Quand il a poussé pour la première fois la porte de Dante’s, accompagné de sa copine, Tre n’en est pas revenu. « On s’est retrouvé à manger une pizza, entourés d’écrans qui passaient du porno avec des nains », éclate-t-il de rire. « C’est comme ça, ici. Il y a toujours cet effet de surprise. » Bienvenue à Portland… Tre, pur produit des ghettos de L. A., chanteur du légendaire groupe de hip-hop Pharcyde, a débarqué il y a trois ans et poursuit depuis l’exploration de sa ville adoptive avec jubilation. Il s’est vite fondu dans cette macro-bourgade forestière de 600 000 habitants du nord de l’Oregon, réputée comme étant la région la plus arty-alternative-écolo-cool des États-Unis. Il rigole derrière son keffieh bleu ciel ce rappeur authentique et atypique, professeur de taekwondo et thérapeute Reiki.
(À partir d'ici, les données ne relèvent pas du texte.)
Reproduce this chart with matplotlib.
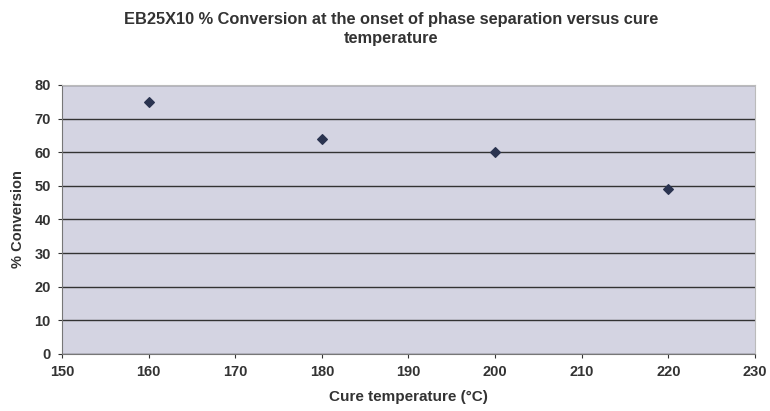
import matplotlib
matplotlib.use("Agg")
import matplotlib.pyplot as plt

plt.rcParams['font.family'] = ['Liberation Sans', 'DejaVu Sans']

temperature = [160, 180, 200, 220]
conversion = [75, 64, 60, 49]
x_ticks = [150, 160, 170, 180, 190, 200, 210, 220, 230]
y_ticks = [0, 10, 20, 30, 40, 50, 60, 70, 80]

fig = plt.figure(figsize=(7.7, 4.11), dpi=100)
ax = fig.add_axes([0.0805, 0.1387, 0.9, 0.6545])
ax.set_facecolor('#d4d4e2')
ax.scatter(temperature, conversion, marker='D', s=24, color='#2a3350', zorder=3)
ax.set_xlim(150, 230)
ax.set_ylim(0, 80)
ax.set_xticks(x_ticks)
ax.set_yticks(y_ticks)
ax.yaxis.grid(True, color='#333333', linewidth=1.0)
ax.set_axisbelow(True)
for s in ['top', 'right']:
    ax.spines[s].set_color('#bbbbbb')
for s in ['left', 'bottom']:
    ax.spines[s].set_color('#777777')
ax.tick_params(labelsize=10.5, colors='#333333', length=3, pad=5)
for lab in ax.get_xticklabels() + ax.get_yticklabels():
    lab.set_fontweight('bold')
ax.set_xlabel('Cure temperature (°C)', fontsize=11, fontweight='bold', color='#333333', labelpad=8)
ax.set_ylabel('% Conversion', fontsize=10.5, fontweight='bold', color='#333333', labelpad=7)
fig.text(0.508, 0.97, 'EB25X10 % Conversion at the onset of phase separation versus cure\ntemperature',
         ha='center', va='top', fontsize=11.8, fontweight='bold', color='#333333', linespacing=1.3)
fig.savefig('out.png', dpi=100, facecolor='white')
Et reconnaît qu’il est « juste bizarre ».
Être bizarre, « weird », ou du moins attiré par ce qui l’est, c’est la condition pour comprendre la ville qui aurait pu se contenter d’être l’une de ces mornes perles du Northwest américain aux maisonnettes de bois tout droit sorties de Twilight. Mais Portland a préféré combattre la morosité de ses cent soixante jours de pluie par an en enfantant Gus Van Sant, The Gossip, le groupe de hardcore mythique Poison Idea, la clique des skaters-squatteurs de Burnside Skatepark ou encore la stripteaseuse punk Malice. C’est aussi l’éden des cyclistes – parfois naturistes – des végétaliens, des lesbiennes, des artistes ou des zélateurs du système coopératif. En somme, le San Francisco d’avant le raz-de- marée yuppie.
 

 
Assumant ce statut, la ville ne s’excuse de rien : sur le pare-chocs des voitures et même sur un mur entier de downtown, on peut lire « Keep Portland Weird » (Gardons Portland bizarre). Ce décalage savamment entretenu intervient dans un cadre semi-urbain où la nature n’a jamais vraiment perdu tous ses droits, où les feux rouges, un rien villageois, pendouillent depuis des câbles tendus au milieu des intersections des quartiers paisiblement pointus de Hawthorne, NE Alberta ou Belmont. Le tout clapotant dans une ambiance de pluie et de ciel bas qui a forcément contribué à ce que Gus Van Sant – Portlandais depuis plus de vingt ans, le réalisateur tourna sur place Drugstore Cowboy, Elephant et Paranoid Park – ne soit pas exactement devenu le nouveau Max Pécas.